Les maires veulent véritablement retrouver de la liberté dans le système des finances locales. Ce désir se manifeste aussi sur les dotations. À la place de l'actuelle dotation de soutien à l'investissement local (DSIL) gérée par le préfet de région et attribuée sur la base de critères définis nationalement, ils préféreraient une dotation à la gestion départementalisée, voire l'intégration de cette dotation à la dotation globale de fonctionnement (car celle-ci est "libre d'emploi"). Avec toutefois, pour cette dernière proposition, l'existence d'une difficulté, soulevée par un maire : il faudra tenir compte du fait qu'aujourd'hui, certaines communes ne perçoivent plus de DGF. Reprendre les commandes des finances pourrait encore passer par une réforme de la DGF – afin que son attribution soit plus juste – mais aussi par un relèvement du montant de celle-ci, ce qu'a demandé par exemple Antoine Homé.
Présent à ce débat – avant qu'il ne rejoigne le Sénat pour le début de l'examen en première lecture du projet de loi de finances pour 2022 – le ministre délégué chargé des comptes publics, Olivier Dussopt, a admis la nécessité d'une réforme de la DGF. Membre lui aussi de l'actuelle majorité, le président de la délégation aux collectivités territoriales et à la décentralisation au sein de l'Assemblée nationale, Jean-René Cazeneuve, a acquiescé. "Revoir la DGF de fond en comble (…), il faudra faire absolument cette réforme sous le prochain mandat", a-t-il plaidé. Le ministre et le député ont par ailleurs jugé ensemble nécessaire que soit menée une réforme du FNGIR.

"Pacte de confiance avec l'État"

Sur l'autonomie fiscale demandée par l'AMF, les représentants de la majorité ont été moins allants. Jean-René Cazeneuve s'est dit favorable à ce que le bloc communal dispose d'un pouvoir de taux. Mais selon lui, la nécessité ne s'en fait pas ressentir pour les départements et les régions. "L'autonomie fiscale totale" implique une "prise de risque", a pour sa part fait valoir Olivier Dussopt. Les provinces espagnoles qui sont dans cette situation, ne disposent pas du "filet de protection de l'État", a-t-il pointé. En concluant à la nécessité d'"être vigilant".
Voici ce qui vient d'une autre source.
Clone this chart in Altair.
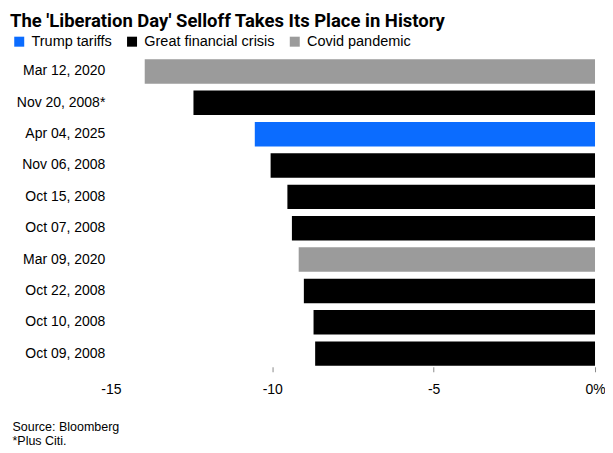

C'est encore au nom de la liberté que l'AMF a rejeté l'idée du retour des contrats de Cahors, qui en 2018 et 2019 ont limité l'évolution des dépenses de fonctionnement des plus grandes collectivités. La réintroduction du dispositif "irait à l'encontre de la logique de relance, alors que les collectivités sont là pour investir et développer les services publics", a déclaré Antoine Homé. Qui a appelé de ses vœux, à l'inverse, la mise en place d'un "pacte de confiance" entre l'État et les collectivités, pour favoriser la relance.
N'excluant pas que l'État mette à contribution dans les années à venir les collectivités pour redresser les finances publiques, le président de la commission Finances de l'AMF a aussi tenu à préciser que les collectivités ne devraient pas, selon lui, apporter une contribution supérieure au poids des emprunts du secteur local dans la dette publique française (soit 10%).